Sunday 16 April 2017

Building a Coaching Team & Planning for Success

More often than not, sports clubs out there fall into the trap of looking for the Head Coach then expecting them to put in place the coaching team and structures that will take the club/organisation to the top, without any thought before doing this by the club/organisation as to where they want to go as a club both on and off the field. I call this a failure to plan becoming a plan to fail. We see this on a regular basis in my sport of hockey, where clubs/organisations fail to plan, thus set themselves up for failure.

All sporting clubs out there before appointing a new Head Coach should ask themselves the following question-

- Where do we want to be as a club/organisation on the field and off it in 2/5/10 years time?

They should also ask themselves these questions-

- What are our goals?
- What are our values?

Once they have done this, I believe only then can they truely start looking for a new Head Coach, there is unfortunately a danger that club/organisation sets its sight on finding the messiah the person who will lead them to the promise land. I have seen this in sport on countless occasions, Ron Barassi (AFL) when he went to Melbourne in 1982, Mick Malthouse (AFL) when he went to Carlton, Paul Roos (AFL) when he went to Melbourne. In each of these cases these clubs/organisations had been starved of success, and had fallen on tough times, and thought that they needed a messiah who would lead them back to glory on his shiny white stead, but they forgot that it takes much much more to achieve success, and if the club/organisation in the first place doesn't know where its going and what it stands for then success will never happen.

 From the point of view of my sport of hockey here in Australia I have seen it all to regularly, where a club/organisation as instead of planning for success has instead gone out and found a messiah coach to try and lead them to the promise land, but has ended up pointing there club/organisation and new coach towards failure.

So what should a club/organisation be looking for when appointing a New Coaching team?

Well the first step is to ask themselves those question above, then once they know that, the next step is to set out a criteria of what they are looking for in a Coaching team and not just a Head Coach, because a Head Coach is only as good as the team of Coaching and support staff around them.

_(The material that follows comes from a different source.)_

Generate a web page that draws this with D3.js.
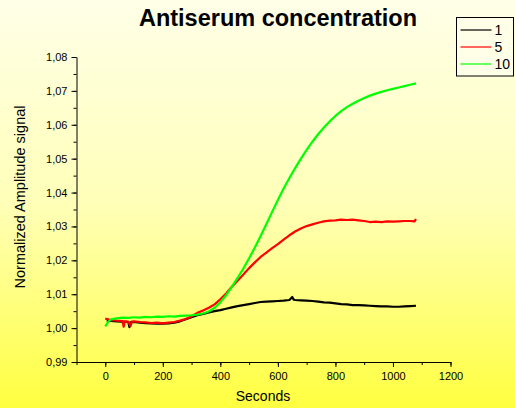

This teams of coaches and support staff must also complement each other and work well together, if they dont then that is going to be a real problem.

From experience when I am surrounding myself with my Coaching and support team, I am looking for people who as I say compliment me, who make up for my weaknesses in there areas of strength, I am also not looking for yes people, those who will agree with me even though they know full well I am wrong. I am constantly looking for people who challenge me to be the best I can be as a Coach, and who will offer their own opinion. I often say to other coaches when they say something to me, know I dont what to hear what you think I want to hear, I want to hear what you actually think.

Clubs and organisation should also be prepared to be challenged by there new Head Coach and Coaching team, and should never ever be afraid of constructive feed-back, if they are then all I can say is again you will end up failing.

The other thing I also say to all coaches out there when they take on a new role, is that you must and should always leave the club/organisation in better shape than when you found it, and that you should all the time be creating and developing many different people to take over as Head Coach when you move on, and as Coach you should never feel threatened by this, otherwise you need to stop coaching because you ain't to good.

So in conclusion you should always be planning for success, because if you dont then you are simply planning to fail.